Her schedule changes from day to day as far as when she gets out. There are also some built in study sessions for French and science. Currently all are required to attend but eventually it will just be the kids that have questions or kids that are asked to stay to get extra help.
She also has some bigger field trips incorporated into the year. They will head to the opera, Notre Dame, many museums, Versailles and a larger trip in June.
Wednesdays are 1/2 days so everyone is done by 12:45. Wednesday afternoons are when many have their extra-curricular activities and music lessons. Lunch is long: 90 minutes. College-aged kids like Sarah are encouraged to use the time to study and do homework after they have eaten. Elizabeth and Julian’s classes go across the street to a larger outdoor area for basketball, etc. After school most younger kids are picked up. The older kids hang out at a cafe across the street. It is a mob over there!

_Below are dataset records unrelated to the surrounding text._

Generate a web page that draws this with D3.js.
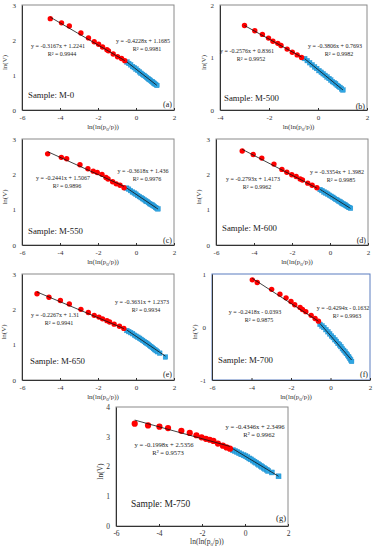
<!DOCTYPE html>
<html>
<head>
<meta charset="utf-8">
<script src="https://cdn.jsdelivr.net/npm/d3@7"></script>
<style>
  body { margin: 0; background: #fff; }
  svg { display: block; }
</style>
</head>
<body>
<div id="chart"></div>
<script>
// sample names and panel tags
const samples = ["M-0", "M-500", "M-550", "M-600", "M-650", "M-700", "M-750"];
const tags = ["(a)", "(b)", "(c)", "(d)", "(e)", "(f)", "(g)"];

// fit lines: [slope, intercept, R2]
const redFits = [
  [-0.3167, 1.2241, 0.9944], [-0.2576, 0.8361, 0.9952], [-0.2441, 1.5067, 0.9896],
  [-0.2793, 1.4173, 0.9962], [-0.2267, 1.31, 0.9941], [-0.2418, -0.0393, 0.9875],
  [-0.1998, 2.5356, 0.9573]
];
const blueFits = [
  [-0.4228, 1.1685, 0.9981], [-0.3806, 0.7693, 0.9982], [-0.3618, 1.436, 0.9976],
  [-0.3354, 1.3982, 0.9985], [-0.3631, 1.2373, 0.9934], [-0.4294, -0.1632, 0.9963],
  [-0.4346, 2.3496, 0.9962]
];

// red points (low pressure part), [ln(ln(p0/p)), ln(V)]
const redM0 = [[-4.51,2.61],[-3.92,2.49],[-3.51,2.40],[-2.90,2.20],[-2.50,2.06],[-2.20,1.95],[-1.97,1.88],
  [-1.76,1.80],[-1.53,1.72],[-1.45,1.69],[-1.20,1.60],[-0.97,1.52],[-0.76,1.47],[-0.59,1.41]];
const redM500 = [[-3.00,1.61],[-2.58,1.51],[-2.27,1.44],[-2.02,1.37],[-1.84,1.31],[-1.64,1.27],[-1.51,1.23],
  [-1.26,1.16],[-1.05,1.10],[-0.85,1.05],[-0.67,1.00]];
const redM550 = [[-4.65,2.58],[-3.93,2.48],[-3.65,2.44],[-2.95,2.27],[-2.53,2.16],[-2.25,2.09],[-2.04,2.05],
  [-1.79,2.00],[-1.58,1.91],[-1.47,1.87],[-1.23,1.79],[-1.04,1.73],[-0.84,1.69],[-0.63,1.62]];
const redM600 = [[-4.62,2.66],[-4.04,2.56],[-3.59,2.46],[-2.95,2.29],[-2.53,2.14],[-2.27,2.06],[-2.01,1.99],
  [-1.78,1.94],[-1.57,1.87],[-1.45,1.84],[-1.17,1.75],[-0.94,1.69],[-0.69,1.62]];
const redM650 = [[-5.21,2.44],[-4.58,2.34],[-3.98,2.25],[-3.51,2.15],[-2.90,2.00],[-2.51,1.91],[-2.20,1.83],
  [-1.95,1.78],[-1.76,1.73],[-1.53,1.68],[-1.39,1.64],[-1.15,1.58],[-0.87,1.52],[-0.64,1.46]];
const redM700 = [[-3.96,0.89],[-3.71,0.84],[-2.98,0.71],[-2.56,0.62],[-2.25,0.55],[-2.00,0.48],[-1.81,0.42],
  [-1.54,0.37],[-1.42,0.33],[-1.25,0.29],[-0.98,0.22],[-0.78,0.16],[-0.61,0.11]];
const redM750 = [[-5.13,3.44],[-4.51,3.38],[-3.98,3.34],[-3.58,3.29],[-2.96,3.20],[-2.57,3.13],[-2.26,3.05],
  [-2.02,2.98],[-1.82,2.93],[-1.64,2.90],[-1.47,2.86],[-1.26,2.77],[-1.03,2.70],[-0.86,2.64],[-0.70,2.60]];

// blue points (high pressure part)
const blueM0 = [[-0.48,1.37],[-0.38,1.33],[-0.28,1.29],[-0.18,1.24],[-0.09,1.21],[0.00,1.17],[0.09,1.13],
  [0.18,1.09],[0.26,1.05],[0.34,1.02],[0.42,0.99],[0.49,0.96],[0.56,0.93],[0.63,0.90],[0.69,0.87],[0.75,0.85],
  [0.81,0.82],[0.87,0.80],[0.93,0.77],[0.98,0.75],[1.04,0.73],[1.10,0.70]];
const blueM500 = [[-0.54,0.98],[-0.44,0.94],[-0.34,0.90],[-0.24,0.86],[-0.14,0.82],[-0.05,0.79],[0.04,0.75],
  [0.13,0.72],[0.21,0.69],[0.29,0.66],[0.37,0.63],[0.45,0.60],[0.52,0.57],[0.59,0.54],[0.66,0.52],[0.72,0.50],
  [0.78,0.47],[0.84,0.45],[0.90,0.43],[0.96,0.40],[1.02,0.38]];
const blueM550 = [[-0.49,1.61],[-0.39,1.58],[-0.29,1.54],[-0.19,1.50],[-0.09,1.47],[0.00,1.44],[0.09,1.40],
  [0.18,1.37],[0.27,1.34],[0.35,1.31],[0.43,1.28],[0.51,1.25],[0.58,1.23],[0.65,1.20],[0.72,1.17],[0.79,1.15],
  [0.85,1.13],[0.91,1.11],[0.97,1.09],[1.03,1.06],[1.09,1.04],[1.16,1.02]];
const blueM600 = [[-0.52,1.57],[-0.42,1.54],[-0.32,1.50],[-0.22,1.47],[-0.12,1.44],[-0.03,1.41],[0.06,1.38],
  [0.15,1.35],[0.23,1.32],[0.31,1.29],[0.39,1.27],[0.47,1.24],[0.54,1.22],[0.61,1.19],[0.68,1.17],[0.74,1.15],
  [0.80,1.13],[0.86,1.11],[0.92,1.09],[0.97,1.07],[1.02,1.06],[1.08,1.04]];
const blueM650 = [[-0.48,1.40],[-0.38,1.37],[-0.28,1.34],[-0.18,1.31],[-0.08,1.27],[0.01,1.24],[0.10,1.21],
  [0.19,1.18],[0.27,1.15],[0.35,1.12],[0.43,1.09],[0.50,1.06],[0.57,1.04],[0.64,1.01],[0.71,0.98],[0.78,0.95],
  [0.85,0.92],[0.92,0.89],[0.99,0.86],[1.06,0.83],[1.13,0.80],[1.25,0.76],[1.55,0.65]];
const blueM700 = [[-0.53,0.05],[-0.43,0.02],[-0.33,-0.01],[-0.23,-0.05],[-0.13,-0.09],[-0.04,-0.13],[0.05,-0.17],
  [0.14,-0.20],[0.22,-0.24],[0.30,-0.27],[0.38,-0.31],[0.46,-0.34],[0.53,-0.37],[0.60,-0.41],[0.67,-0.44],
  [0.74,-0.47],[0.80,-0.50],[0.86,-0.53],[0.92,-0.56],[0.97,-0.59],[1.02,-0.62],[1.07,-0.65]];
const blueM750 = [[-0.57,2.55],[-0.47,2.52],[-0.37,2.49],[-0.27,2.45],[-0.17,2.41],[-0.07,2.38],[0.02,2.35],
  [0.11,2.31],[0.20,2.27],[0.28,2.24],[0.36,2.20],[0.44,2.16],[0.52,2.13],[0.59,2.09],[0.66,2.06],[0.73,2.02],
  [0.80,1.99],[0.87,1.95],[0.94,1.92],[1.01,1.89],[1.08,1.85],[1.25,1.80],[1.56,1.67]];

const redSets = [redM0, redM500, redM550, redM600, redM650, redM700, redM750];
const blueSets = [blueM0, blueM500, blueM550, blueM600, blueM650, blueM700, blueM750];

// axis ranges
const xDomains = [[-6,2],[-4,2],[-6,2],[-6,2],[-6,2],[-6,2],[-6,2]];
const yDomains = [[0,3],[0,2],[0,3],[0,3],[0,3],[-1,1],[0,4]];

// layout of each panel (plot box + where the labels sit)
const layout = [
  {x0: 22, x1: 174, y0: 5, y1: 110, yl: 7, eqR: [58, 48], eqB: [143, 43], smp: [28, 98], tag: [172, 107]},
  {x0: 220, x1: 367, y0: 5, y1: 110, yl: 206, eqR: [247, 53], eqB: [335, 48], smp: [224, 101], tag: [365, 109]},
  {x0: 22, x1: 174, y0: 139, y1: 245, yl: 7, eqR: [63, 180], eqB: [143, 173], smp: [28, 234], tag: [172, 243]},
  {x0: 216, x1: 368, y0: 139, y1: 245, yl: 201, eqR: [253, 181], eqB: [337, 174], smp: [222, 231], tag: [366, 243]},
  {x0: 22, x1: 174, y0: 274, y1: 380, yl: 6, eqR: [55, 317], eqB: [142, 304], smp: [30, 364], tag: [172, 377]},
  {x0: 212, x1: 370, y0: 274, y1: 380, yl: 197, eqR: [255, 314], eqB: [343, 310], smp: [218, 363], tag: [368, 377], border: "#5a7dbf"},
  {x0: 116, x1: 288, y0: 407, y1: 526, yl: 103, eqR: [164, 447], eqB: [255, 429], smp: [131, 507], tag: [286, 521], big: true}
];

const serif = "'Liberation Serif', 'Times New Roman', serif";
const W = 375, H = 550;
const svg = d3.select("#chart").append("svg")
  .attr("width", W)
  .attr("height", H)
  .attr("font-family", serif);

const fmtEq = (f) => "y = " + f[0] + "x " + (f[1] < 0 ? "- " : "+ ") + Math.abs(f[1]);

layout.forEach(function (p, i) {
  let x = d3.scaleLinear().domain(xDomains[i]).range([p.x0, p.x1]);
  let y = d3.scaleLinear().domain(yDomains[i]).range([p.y1, p.y0]);
  let g = svg.append("g");

  // plot frame
  g.append("rect")
    .attr("x", p.x0).attr("y", p.y0)
    .attr("width", p.x1 - p.x0).attr("height", p.y1 - p.y0)
    .attr("fill", "none")
    .attr("stroke", p.border || "#8a8a8a")
    .attr("stroke-width", 1);

  // axes
  let xAxis = g.append("g")
    .attr("transform", "translate(0," + p.y1 + ")")
    .call(d3.axisBottom(x).ticks(4).tickSizeInner(-2).tickSizeOuter(0).tickPadding(5).tickFormat(d3.format("d")));
  let yAxis = g.append("g")
    .attr("transform", "translate(" + p.x0 + ",0)")
    .call(d3.axisLeft(y).ticks(yDomains[i][1] - yDomains[i][0]).tickSizeInner(0).tickSizeOuter(0).tickPadding(6).tickFormat(d3.format("d")));
  [xAxis, yAxis].forEach(function (a) {
    a.attr("font-family", serif).attr("font-size", p.big ? 7.5 : 7);
    a.select(".domain").attr("stroke", "#333");
    a.selectAll(".tick line").attr("stroke", "#333");
    a.selectAll("text")
      .attr("fill", "#333")
      .text(function () { return this.textContent.replace("−", "-"); });
  });

  // axis titles
  let xt = g.append("text")
    .attr("x", (p.x0 + p.x1) / 2 + 5)
    .attr("y", p.y1 + (p.big ? 18 : 19))
    .attr("text-anchor", "middle")
    .attr("fill", "#333")
    .attr("font-size", p.big ? 7.5 : 7);
  xt.append("tspan").text("ln(ln(p");
  xt.append("tspan").attr("dy", 1.5).attr("font-size", 5).text("0");
  xt.append("tspan").attr("dy", -1.5).text("/p))");

  g.append("text")
    .attr("transform", "translate(" + p.yl + "," + ((p.y0 + p.y1) / 2 + 5) + ") rotate(-90)")
    .attr("text-anchor", "middle")
    .attr("fill", "#333")
    .attr("font-size", p.big ? 7.5 : 7)
    .text("ln(V)");

  // blue squares
  let sq = p.big ? 5 : 4.6;
  g.selectAll(".sq")
    .data(blueSets[i])
    .enter().append("rect")
    .attr("x", d => x(d[0]) - sq / 2)
    .attr("y", d => y(d[1]) - sq / 2)
    .attr("width", sq).attr("height", sq)
    .attr("fill", "#2ea6e3")
    .attr("stroke", "#1b8ccc")
    .attr("stroke-width", 0.4);

  // red circles
  g.selectAll(".dot")
    .data(redSets[i])
    .enter().append("circle")
    .attr("cx", d => x(d[0]))
    .attr("cy", d => y(d[1]))
    .attr("r", p.big ? 3.1 : 2.7)
    .attr("fill", "#ff0000");

  // trend lines over each part
  [[redSets[i], redFits[i]], [blueSets[i], blueFits[i]]].forEach(function (s) {
    let ext = d3.extent(s[0], d => d[0]);
    g.append("line")
      .attr("x1", x(ext[0])).attr("y1", y(s[1][0] * ext[0] + s[1][1]))
      .attr("x2", x(ext[1])).attr("y2", y(s[1][0] * ext[1] + s[1][1]))
      .attr("stroke", "#111")
      .attr("stroke-width", 0.8);
  });

  // equations
  let eqSize = p.big ? 6.6 : 6;
  [[p.eqR, redFits[i]], [p.eqB, blueFits[i]]].forEach(function (e) {
    g.append("text")
      .attr("x", e[0][0]).attr("y", e[0][1])
      .attr("text-anchor", "middle")
      .attr("fill", "#222")
      .attr("font-size", eqSize)
      .text(fmtEq(e[1]));
    g.append("text")
      .attr("x", e[0][0] + 4).attr("y", e[0][1] + 7.5)
      .attr("text-anchor", "middle")
      .attr("fill", "#222")
      .attr("font-size", eqSize)
      .text("R² = " + e[1][2]);
  });

  // sample name and tag
  g.append("text")
    .attr("x", p.smp[0]).attr("y", p.smp[1])
    .attr("fill", "#222")
    .attr("font-size", p.big ? 9.5 : 8.8)
    .text("Sample: " + samples[i]);
  g.append("text")
    .attr("x", p.tag[0]).attr("y", p.tag[1])
    .attr("text-anchor", "end")
    .attr("fill", "#222")
    .attr("font-size", p.big ? 8.5 : 8)
    .text(tags[i]);
});
</script>
</body>
</html>
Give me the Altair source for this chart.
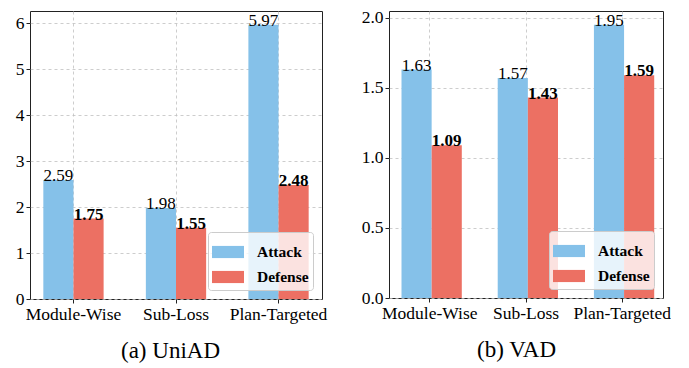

All have friends and are arranging dates and get-togethers. Apparently the adaptation kids get very close because, especially at Sarah’s age, you are going to every class together and experiencing everything together. A couple days ago Sarah said they all walked to the Seine with their French teacher and were all trying to skip in unison with linked arms. I believe that is a good sign.
When I sat down to write this, I was planning to tell you about my day today. I guess that will have to wait for another time. It’s time for me to cross the river and walk them home. Sarah is already coming home by herself. Another sign of independence, I guess.
I’m quite certain the synapses in their brains are firing like crazy these days. Ready for the weekend and a bit of down time.